A volte mi trovo a parlare con Maurizio Galli, lo storico allenatore dei lottatori modiglianesi, del futuro della lotta e discutiamo sempre su un punto: ma come farà uno sport come questo, così “vero” e così “fisico” a sopravvivere ad un futuro così virtuale?
A volte mi piace provocare Maurizio con frasi come: la lotta insegna ad essere leali e rispettosi con gli avversari? Bene, mi spieghi a cosa serve a questi ragazzi imparare ad essere persone leali e rispettose quando si trovano ogni giorno a vivere in un contesto sociale dove tutto è virtuale, dove ognuno coltiva il proprio orticello senza guardarsi intorno, dove per arrivare non bisogna guardare in faccia a nessuno, dove la meritocrazia si è estinta ormai da tempo e dove la sincerità è un’utopia o comunque è diventata scomoda e fuori moda?

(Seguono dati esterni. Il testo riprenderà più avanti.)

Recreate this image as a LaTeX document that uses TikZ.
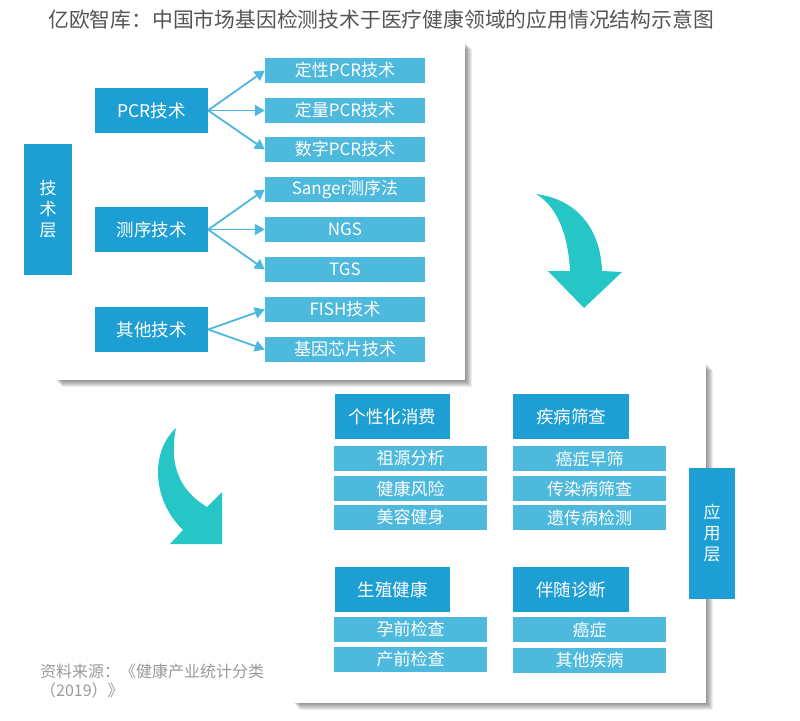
\documentclass[tikz,border=0pt]{standalone}
\usepackage{fontspec}
\setmainfont{Noto Sans CJK SC}
\usetikzlibrary{arrows.meta,positioning}
\definecolor{dblue}{HTML}{1E9FD3}
\definecolor{lblue}{HTML}{4DB9DD}
\definecolor{arr}{HTML}{4DB8DE}
\definecolor{teal2}{HTML}{26C6C6}
\definecolor{ttl}{HTML}{555555}
\definecolor{src}{HTML}{999999}
\tikzset{
  shadowlayer/.style={fill=black, opacity=0.07, draw=none},
  panel/.style={fill=white, draw=none},
  dbox/.style={fill=dblue, text=white, inner sep=0pt, font=\fontsize{17.5}{20}\selectfont},
  lbox/.style={fill=lblue, text=white, inner sep=0pt, minimum height=25, font=\fontsize{17}{19}\selectfont},
  conn/.style={draw=arr, line width=1.8pt, -{Triangle[length=10pt,width=11pt]}},
  bigarrow/.style={fill=teal2, draw=none}
}
\begin{document}
\begin{tikzpicture}[x=1pt,y=-1pt]
\useasboundingbox (0,0) rectangle (800,720);
% title
\node[anchor=west, text=ttl, inner sep=0pt, font=\fontsize{20.8}{23}\selectfont] (title) at (48,20) {亿欧智库：中国市场基因检测技术于医疗健康领域的应用情况结构示意图};

% bottom panel first
\foreach \s in {1,...,7} {\path[shadowlayer] (293+\s,363+\s) rectangle (706+\s,703+\s);}
\path[panel] (293,363) rectangle (706,703);
% top panel
\foreach \s in {1,...,7} {\path[shadowlayer] (55+\s,42+\s) rectangle (465+\s,380+\s);}
\path[panel] (55,42) rectangle (465,380);

% technology layer
\node[dbox, minimum width=48, minimum height=131, align=center, font=\fontsize{17}{21}\selectfont] (tech) at (48,209.5) {技\\术\\层};
\node[dbox, minimum width=113, minimum height=45] (pcr) at (151.5,110.5) {PCR技术};
\node[dbox, minimum width=113, minimum height=45] (seq) at (151.5,229.5) {测序技术};
\node[dbox, minimum width=113, minimum height=45] (oth) at (151.5,329.5) {其他技术};

\node[lbox, minimum width=160] (q1) at (345,70.5) {定性PCR技术};
\node[lbox, minimum width=160] (q2) at (345,110.5) {定量PCR技术};
\node[lbox, minimum width=160] (q3) at (345,149.5) {数字PCR技术};
\node[lbox, minimum width=160] (s1) at (345,189.5) {Sanger测序法};
\node[lbox, minimum width=160] (s2) at (345,229.5) {NGS};
\node[lbox, minimum width=160] (s3) at (345,269.5) {TGS};
\node[lbox, minimum width=160] (o1) at (345,309.5) {FISH技术};
\node[lbox, minimum width=160] (o2) at (345,349.5) {基因芯片技术};

\draw[conn] (pcr.east) -- (q1.west);
\draw[conn] (pcr.east) -- (q2.west);
\draw[conn] (pcr.east) -- (q3.west);
\draw[conn] (seq.east) -- (s1.west);
\draw[conn] (seq.east) -- (s2.west);
\draw[conn] (seq.east) -- (s3.west);
\draw[conn] (oth.east) -- (o1.west);
\draw[conn] (oth.east) -- (o2.west);

% application layer
\node[dbox, minimum width=46, minimum height=131, align=center, font=\fontsize{17}{21}\selectfont] (app) at (712,533.5) {应\\用\\层};
\node[dbox, minimum width=115, minimum height=45] (c1) at (392.5,416.5) {个性化消费};
\node[dbox, minimum width=116, minimum height=45] (c2) at (571,416.5) {疾病筛查};
\node[dbox, minimum width=115, minimum height=45] (c3) at (392.5,589.5) {生殖健康};
\node[dbox, minimum width=116, minimum height=45] (c4) at (571,589.5) {伴随诊断};

\node[lbox, minimum width=153] (a1) at (410.5,458.5) {祖源分析};
\node[lbox, minimum width=153] (a2) at (410.5,488.5) {健康风险};
\node[lbox, minimum width=153] (a3) at (410.5,517.5) {美容健身};
\node[lbox, minimum width=153] (b1) at (589.5,458.5) {癌症早筛};
\node[lbox, minimum width=153] (b2) at (589.5,488.5) {传染病筛查};
\node[lbox, minimum width=153] (b3) at (589.5,517.5) {遗传病检测};
\node[lbox, minimum width=153] (a4) at (410.5,629.5) {孕前检查};
\node[lbox, minimum width=153] (a5) at (410.5,659.5) {产前检查};
\node[lbox, minimum width=153] (b4) at (589.5,629.5) {癌症};
\node[lbox, minimum width=153] (b5) at (589.5,660.5) {其他疾病};

% big curved arrows
\path[bigarrow] (536,194) .. controls (582,200) and (601,235) .. (602,271)
  -- (622,272) -- (584,308) -- (548,271) -- (570,271)
  .. controls (568,232) and (556,206) .. (536,194) -- cycle;
\path[bigarrow] (176,428) .. controls (168,468) and (182,492) .. (207,507)
  -- (222,492) -- (222,544) -- (170,544) -- (183,530)
  .. controls (152,500) and (150,452) .. (176,428) -- cycle;

% source
\node[anchor=north west, text=src, inner sep=0pt, align=left, font=\fontsize{16}{19}\selectfont] (source) at (40,664) {资料来源：《健康产业统计分类\\（2019）》};
\end{tikzpicture}
\end{document}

La risposta la si legge nel suo sguardo rammaricato, ma comunque lo sguardo di uno che sa che sta percorrendo la strada giusta, anche se la salita sembra non finire mai.
Forse la lotta è uno sport antico, non solo come origini, ma soprattutto come principi ed insegnamenti.
Forse la lotta è uno sport troppo vero, troppo virile per essere capito ed apprezzato.
Forse la lotta è uno sport troppo nobile e oggi giorno di nobile in giro non si vede un gran che.
Forse la lotta è uno sport che fa paura, che ti avvicina troppo ad un altro individuo, che ti spinge a metterti troppo in gioco, che ti scopre delle tue difese.
E’ uno sport per le persone che decidono di agire e di mettersi in gioco in prima persona.
Una cosa è certa: chi ha fatto la lotta e che ha vissuto certi momenti, momenti veri ed intensi, li rimpiangerà per tutta la vita!